* DIRECTIONS FOR THIS TASK:
Leave the pictures out and retype the lines from the beginning through the line with "2.5, 3, 3.5];", both ends included.

** begin SOURCE MATERIAL **

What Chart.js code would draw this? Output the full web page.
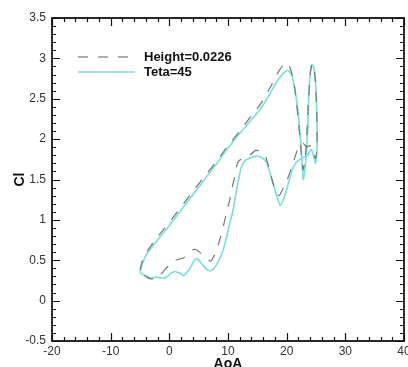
<!DOCTYPE html>
<html>
<head>
<meta charset="utf-8">
<script src="https://cdn.jsdelivr.net/npm/chart.js@4/dist/chart.umd.min.js"></script>
<style>
  html, body { margin: 0; padding: 0; background: #fff; overflow: hidden; }
  #wrap { position: absolute; left: 0; top: 0; width: 414px; height: 380px; }
</style>
</head>
<body>
<div id="wrap"><canvas id="myChart"></canvas></div>
<script>
// axis ticks
var xTicks = [-20, -10, 0, 10, 20, 30, 40];
var yTicks = [-0.5, 0, 0.5, 1, 1.5, 2, 2.5, 3, 3.5];

// Height=0.0226 (dashed)
var heightAoA = [-5.0, -4.7, -4.2, -3.5, -2.5, -1.0, 0, 2, 4, 6, 8, 10, 12, 14, 15.5, 16.5, 17.5, 18.5, 19.4, 20.0,
  20.6, 21.2, 21.6, 22.0, 22.3, 22.6, 22.8, 23.1, 23.4, 23.7, 24.0, 24.3, 24.6, 24.9, 25.1, 25.2,
  25.1, 24.9, 24.6, 24.3, 23.9, 23.4, 22.8, 22.3, 21.8, 21.2, 20.6, 19.9, 19.2, 18.7, 18.1, 17.5, 17.0, 16.4,
  15.6, 14.7, 13.7, 13.0, 12.2, 11.6, 11.2, 10.7, 10.3, 9.8, 9.3, 8.8, 8.2, 7.6, 7.0, 6.3, 5.5, 4.6, 4.0,
  3.2, 2.4, 1.5, 0.7, 0, -0.8, -1.6, -2.4, -3.2, -4.0, -4.6, -5.0];
var heightCl = [0.38, 0.47, 0.56, 0.64, 0.74, 0.88, 0.97, 1.16, 1.35, 1.54, 1.72, 1.92, 2.1, 2.29, 2.43, 2.55, 2.68, 2.82, 2.92, 2.95,
  2.88, 2.72, 2.5, 2.22, 1.98, 1.75, 1.62, 1.72, 2.0, 2.45, 2.8, 2.93, 2.9, 2.72, 2.4, 2.05,
  1.82, 1.76, 1.82, 1.9, 1.92, 1.9, 1.95, 1.93, 1.86, 1.73, 1.6, 1.46, 1.36, 1.3, 1.36, 1.5, 1.64, 1.78,
  1.85, 1.86, 1.8, 1.77, 1.75, 1.7, 1.55, 1.4, 1.25, 1.1, 0.95, 0.8, 0.66, 0.55, 0.49, 0.53, 0.58, 0.63, 0.63,
  0.57, 0.53, 0.51, 0.49, 0.44, 0.38, 0.31, 0.27, 0.27, 0.3, 0.34, 0.38];

// Teta=45 (solid)
var tetaAoA = [-5.0, -4.6, -4.0, -3.0, -2.0, -1.0, 0, 2, 4, 6, 8, 10, 12, 14, 15.5, 16.3, 17.2, 18.3, 19.4, 20.2,
  20.9, 21.3, 21.7, 22.1, 22.4, 22.6, 22.8, 23.0, 23.3, 23.6, 23.8, 24.0, 24.3, 24.6, 24.9, 25.1, 25.2,
  25.1, 24.9, 24.7, 24.4, 24.1, 23.8, 23.5, 23.0, 22.5, 21.7, 21.0, 20.3, 19.6, 18.9, 18.4, 17.8, 17.2, 16.6,
  15.8, 14.9, 13.9, 13.0, 12.3, 11.8, 11.3, 10.8, 10.3, 9.8, 9.2, 8.6, 8.0, 7.5, 6.9, 6.3, 5.6, 4.7, 4.2,
  3.6, 3.0, 2.4, 1.8, 1.0, 0.3, -0.5, -1.3, -2.2, -3.0, -3.8, -4.5, -5.0];
var tetaCl = [0.35, 0.45, 0.56, 0.66, 0.75, 0.84, 0.93, 1.12, 1.31, 1.5, 1.69, 1.89, 2.07, 2.24, 2.37, 2.46, 2.57, 2.71, 2.81, 2.85,
  2.79, 2.65, 2.48, 2.22, 1.95, 1.74, 1.5, 1.55, 1.76, 2.15, 2.55, 2.8, 2.92, 2.89, 2.72, 2.4, 2.05,
  1.8, 1.7, 1.76, 1.84, 1.87, 1.83, 1.79, 1.78, 1.76, 1.72, 1.63, 1.45, 1.28, 1.18, 1.28, 1.42, 1.57, 1.71,
  1.77, 1.79, 1.77, 1.74, 1.66, 1.5, 1.3, 1.1, 0.96, 0.8, 0.63, 0.52, 0.44, 0.39, 0.37, 0.39, 0.45, 0.52, 0.49,
  0.41, 0.35, 0.31, 0.34, 0.36, 0.34, 0.29, 0.28, 0.29, 0.28, 0.3, 0.32, 0.35];

function pts(xs, ys) {
    return xs.map(function (v, i) { return {x: v, y: ys[i]}; });
}

// inner major/minor ticks on all four sides + frame
var frameTicks = {
    id: 'frameTicks',
    afterDraw: function (chart) {
        var ctx = chart.ctx, a = chart.chartArea;
        var x = chart.scales.x, y = chart.scales.y;
        ctx.save();
        ctx.strokeStyle = '#111';
        ctx.lineWidth = 1.2;
        ctx.beginPath();
        for (var i = 0; i <= 30; i++) {
            var v = -20 + i * 2;
            var px = Math.round(x.getPixelForValue(v)) + 0.5;
            var len = (i % 5 == 0) ? 8 : 4;
            ctx.moveTo(px, a.bottom); ctx.lineTo(px, a.bottom - len);
            ctx.moveTo(px, a.top); ctx.lineTo(px, a.top + len);
        }
        for (var j = 0; j <= 40; j++) {
            var w = -0.5 + j * 0.1;
            var py = Math.round(y.getPixelForValue(w)) + 0.5;
            var l = (j % 5 == 0) ? 8 : 4;
            ctx.moveTo(a.left, py); ctx.lineTo(a.left + l, py);
            ctx.moveTo(a.right, py); ctx.lineTo(a.right - l, py);
        }
        ctx.stroke();
        ctx.lineWidth = 1.8;
        ctx.strokeRect(a.left, a.top, a.right - a.left, a.bottom - a.top);
        ctx.restore();
    }
};

// legend inside the plot, upper left
var boxLegend = {
    id: 'boxLegend',
    afterDraw: function (chart) {
        var ctx = chart.ctx;
        var sets = chart.data.datasets;
        var rows = [57, 72];
        ctx.save();
        ctx.font = 'bold 13px "Liberation Sans", Arial, sans-serif';
        ctx.textBaseline = 'middle';
        ctx.fillStyle = '#111';
        for (var k = 0; k < sets.length; k++) {
            var ds = sets[k];
            ctx.beginPath();
            ctx.strokeStyle = ds.borderColor;
            ctx.lineWidth = ds.borderWidth;
            ctx.setLineDash(ds.borderDash || []);
            ctx.moveTo(78, rows[k]);
            ctx.lineTo(k == 0 ? 132 : 135, rows[k]);
            ctx.stroke();
            ctx.setLineDash([]);
            ctx.fillText(ds.label, 144, rows[k]);
        }
        ctx.restore();
    }
};

var ctx = document.getElementById('myChart');
new Chart(ctx, {
    type: 'scatter',
    data: {
        datasets: [{
            label: 'Height=0.0226',
            data: pts(heightAoA, heightCl),
            showLine: true,
            borderColor: '#6e7c72',
            borderWidth: 1.2,
            borderDash: [10, 10],
            pointRadius: 0,
            tension: 0.2,
            fill: false
        }, {
            label: 'Teta=45',
            data: pts(tetaAoA, tetaCl),
            showLine: true,
            borderColor: '#80dede',
            borderWidth: 1.7,
            pointRadius: 0,
            tension: 0.2,
            fill: false
        }]
    },
    options: {
        responsive: true,
        maintainAspectRatio: false,
        animation: false,
        layout: { padding: { left: 0, right: 10, top: 18, bottom: 0 } },
        plugins: {
            legend: { display: false },
            tooltip: { enabled: false }
        },
        scales: {
            x: {
                type: 'linear',
                min: -20,
                max: 40,
                afterBuildTicks: function (s) { s.ticks = xTicks.map(function (v) { return {value: v}; }); },
                afterFit: function (s) { s.height = 39; },
                grid: { display: false, drawTicks: false },
                border: { display: false },
                ticks: {
                    padding: 3,
                    color: '#333',
                    maxRotation: 0,
                    font: { family: '"Liberation Sans", Arial, sans-serif', size: 12 },
                    callback: function (v) { return String(v); }
                },
                title: {
                    display: true,
                    text: 'AoA',
                    color: '#111',
                    padding: { top: 0, bottom: 7 },
                    font: { family: '"Liberation Sans", Arial, sans-serif', size: 14, weight: 'bold' }
                }
            },
            y: {
                type: 'linear',
                min: -0.5,
                max: 3.5,
                afterBuildTicks: function (s) { s.ticks = yTicks.map(function (v) { return {value: v}; }); },
                afterFit: function (s) { s.width = 52; },
                grid: { display: false, drawTicks: false },
                border: { display: false },
                ticks: {
                    padding: 6,
                    color: '#333',
                    font: { family: '"Liberation Sans", Arial, sans-serif', size: 12 },
                    callback: function (v) { return String(v); }
                },
                title: {
                    display: true,
                    text: 'Cl',
                    color: '#111',
                    padding: { top: 12, bottom: 0 },
                    font: { family: '"Liberation Sans", Arial, sans-serif', size: 14, weight: 'bold' }
                }
            }
        }
    },
    plugins: [frameTicks, boxLegend]
});
</script>
</body>
</html>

** end SOURCE MATERIAL **

* PROBLEM SOLUTION:
What Chart.js code would draw this? Output the full web page.
<!DOCTYPE html>
<html>
<head>
<meta charset="utf-8">
<script src="https://cdn.jsdelivr.net/npm/chart.js@4/dist/chart.umd.min.js"></script>
<style>
  html, body { margin: 0; padding: 0; background: #fff; overflow: hidden; }
  #wrap { position: absolute; left: 0; top: 0; width: 414px; height: 380px; }
</style>
</head>
<body>
<div id="wrap"><canvas id="myChart"></canvas></div>
<script>
// axis ticks
var xTicks = [-20, -10, 0, 10, 20, 30, 40];
var yTicks = [-0.5, 0, 0.5, 1, 1.5, 2, 2.5, 3, 3.5];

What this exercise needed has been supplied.